Psalm 46:10 Be still and know that I am God. (NIV)

The Evangelical Missionary Church of Canada’s past President, Phil Delsaut, often began his prayers with the phrase, “Lord you hear our prayers, not because they are eloquence of speech, but because you love us.” It always reminded me that our prayers were not about the words we speak but about the expressions of our hearts. I’m not sure about you but I know that my words are very limited in trying to express what is in my heart, both in good times and in bad times.

When we talk of silent prayer or quiet prayer, we still think of using words but just saying them in our heads and not speaking them out loud. Jesus warns us about using too many words and just babbling (Matthew 6:7). Have you ever thought of not using words and letting the meditation of your hearts speak to God?
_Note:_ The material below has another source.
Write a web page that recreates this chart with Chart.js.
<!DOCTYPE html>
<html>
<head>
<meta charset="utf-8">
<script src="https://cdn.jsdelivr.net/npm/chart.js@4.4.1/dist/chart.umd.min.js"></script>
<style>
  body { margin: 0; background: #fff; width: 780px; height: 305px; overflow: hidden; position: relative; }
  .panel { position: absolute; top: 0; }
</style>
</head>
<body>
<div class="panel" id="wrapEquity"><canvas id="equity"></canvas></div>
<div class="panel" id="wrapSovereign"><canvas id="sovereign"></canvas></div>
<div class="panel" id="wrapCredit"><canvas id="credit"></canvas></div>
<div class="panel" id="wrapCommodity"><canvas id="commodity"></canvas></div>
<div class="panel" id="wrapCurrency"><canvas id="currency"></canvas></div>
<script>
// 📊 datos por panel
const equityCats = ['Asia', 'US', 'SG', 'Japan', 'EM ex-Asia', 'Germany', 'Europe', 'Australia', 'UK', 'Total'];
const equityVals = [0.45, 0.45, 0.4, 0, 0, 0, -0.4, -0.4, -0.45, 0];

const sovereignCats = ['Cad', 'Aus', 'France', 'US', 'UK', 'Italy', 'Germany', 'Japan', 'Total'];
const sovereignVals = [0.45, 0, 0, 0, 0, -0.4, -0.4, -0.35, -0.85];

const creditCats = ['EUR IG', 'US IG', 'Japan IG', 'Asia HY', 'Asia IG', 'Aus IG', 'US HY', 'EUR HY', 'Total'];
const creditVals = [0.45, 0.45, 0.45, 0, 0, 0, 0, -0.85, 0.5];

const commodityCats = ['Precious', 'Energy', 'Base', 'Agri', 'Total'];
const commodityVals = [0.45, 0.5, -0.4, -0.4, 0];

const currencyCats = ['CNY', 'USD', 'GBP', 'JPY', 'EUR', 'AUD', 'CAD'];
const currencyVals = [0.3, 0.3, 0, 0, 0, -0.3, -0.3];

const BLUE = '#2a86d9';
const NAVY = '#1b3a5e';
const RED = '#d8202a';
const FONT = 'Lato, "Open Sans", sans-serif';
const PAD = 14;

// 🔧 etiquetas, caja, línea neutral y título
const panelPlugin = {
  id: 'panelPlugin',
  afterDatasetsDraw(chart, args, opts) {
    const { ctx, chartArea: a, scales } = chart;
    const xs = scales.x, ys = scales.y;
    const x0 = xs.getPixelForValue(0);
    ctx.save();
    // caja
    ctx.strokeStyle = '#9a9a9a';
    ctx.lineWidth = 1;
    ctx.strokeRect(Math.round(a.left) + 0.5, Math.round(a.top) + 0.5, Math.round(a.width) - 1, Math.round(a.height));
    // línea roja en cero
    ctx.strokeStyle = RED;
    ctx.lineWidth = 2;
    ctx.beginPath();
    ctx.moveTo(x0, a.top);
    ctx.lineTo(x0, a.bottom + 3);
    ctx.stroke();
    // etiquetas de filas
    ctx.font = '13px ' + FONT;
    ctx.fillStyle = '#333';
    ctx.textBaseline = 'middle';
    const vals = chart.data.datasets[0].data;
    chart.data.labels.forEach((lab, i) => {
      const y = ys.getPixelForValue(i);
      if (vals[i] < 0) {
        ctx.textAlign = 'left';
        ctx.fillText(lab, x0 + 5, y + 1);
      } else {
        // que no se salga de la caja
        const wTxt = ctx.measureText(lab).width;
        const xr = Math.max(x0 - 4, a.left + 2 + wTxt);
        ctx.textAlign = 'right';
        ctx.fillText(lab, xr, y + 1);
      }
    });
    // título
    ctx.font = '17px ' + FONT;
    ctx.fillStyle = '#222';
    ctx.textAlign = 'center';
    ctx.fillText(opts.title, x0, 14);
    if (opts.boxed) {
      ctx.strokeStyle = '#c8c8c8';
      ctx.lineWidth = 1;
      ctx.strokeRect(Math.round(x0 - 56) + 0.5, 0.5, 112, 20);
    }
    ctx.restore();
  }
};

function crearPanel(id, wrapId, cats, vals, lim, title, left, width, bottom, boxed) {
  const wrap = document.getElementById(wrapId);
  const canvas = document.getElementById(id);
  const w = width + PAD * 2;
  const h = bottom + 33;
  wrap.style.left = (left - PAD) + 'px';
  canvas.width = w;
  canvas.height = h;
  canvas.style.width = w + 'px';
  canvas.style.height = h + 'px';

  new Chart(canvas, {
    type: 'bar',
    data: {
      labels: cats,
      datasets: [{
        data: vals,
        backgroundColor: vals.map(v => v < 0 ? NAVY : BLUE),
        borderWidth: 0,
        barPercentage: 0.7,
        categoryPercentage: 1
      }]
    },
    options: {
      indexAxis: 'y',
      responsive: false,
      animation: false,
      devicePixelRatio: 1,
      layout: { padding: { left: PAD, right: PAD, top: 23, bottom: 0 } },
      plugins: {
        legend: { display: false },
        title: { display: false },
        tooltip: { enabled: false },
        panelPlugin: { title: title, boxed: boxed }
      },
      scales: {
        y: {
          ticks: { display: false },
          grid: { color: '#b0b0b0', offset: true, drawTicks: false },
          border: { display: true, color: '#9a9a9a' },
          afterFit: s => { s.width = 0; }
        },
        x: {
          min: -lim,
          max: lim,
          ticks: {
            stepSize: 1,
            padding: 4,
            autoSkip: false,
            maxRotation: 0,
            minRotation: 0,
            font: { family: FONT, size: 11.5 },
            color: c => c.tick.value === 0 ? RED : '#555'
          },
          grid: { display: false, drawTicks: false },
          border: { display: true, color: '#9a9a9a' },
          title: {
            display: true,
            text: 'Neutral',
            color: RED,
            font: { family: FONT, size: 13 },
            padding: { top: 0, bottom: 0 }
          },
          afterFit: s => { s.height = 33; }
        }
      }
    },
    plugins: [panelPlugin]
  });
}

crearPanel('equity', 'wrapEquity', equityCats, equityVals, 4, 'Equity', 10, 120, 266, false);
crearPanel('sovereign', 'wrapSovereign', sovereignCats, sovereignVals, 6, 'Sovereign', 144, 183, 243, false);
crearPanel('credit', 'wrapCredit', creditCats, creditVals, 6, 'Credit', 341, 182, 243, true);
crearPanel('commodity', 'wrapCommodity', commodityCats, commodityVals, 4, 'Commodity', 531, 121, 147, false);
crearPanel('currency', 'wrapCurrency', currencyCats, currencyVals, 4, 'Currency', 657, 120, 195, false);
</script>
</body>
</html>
Being still, without using words, can help us reflect on the majesty, power, beauty, love, and other characteristics of God. The command to “be still” in Psalm 46 has the concept of pursuing the knowledge and the heart of God, and not an emptying of the mind to find inner peace. The words “be still” in verse 10 are immediately followed by the instruction to know God. Prayer helps us grow in our knowledge of God and knowing the heart of God is what enables us to be still in his presence. Psalm 46 indicates, God is both power­ful and kind. How can we help but “be still” in the presence of such a magnificent, loving God?

Practice being silent in God’s presence. Quiet reflection intensifies prayer as the mind is filled with thoughts of God. Allow your heart to meditate on the beauty, the power, the glory of almighty God, who lovingly comes to us as our heavenly Father.

Lord, thank you for enabling me to be still in your presence. You are my strength, and I trust in you. In Jesus’ name, Amen.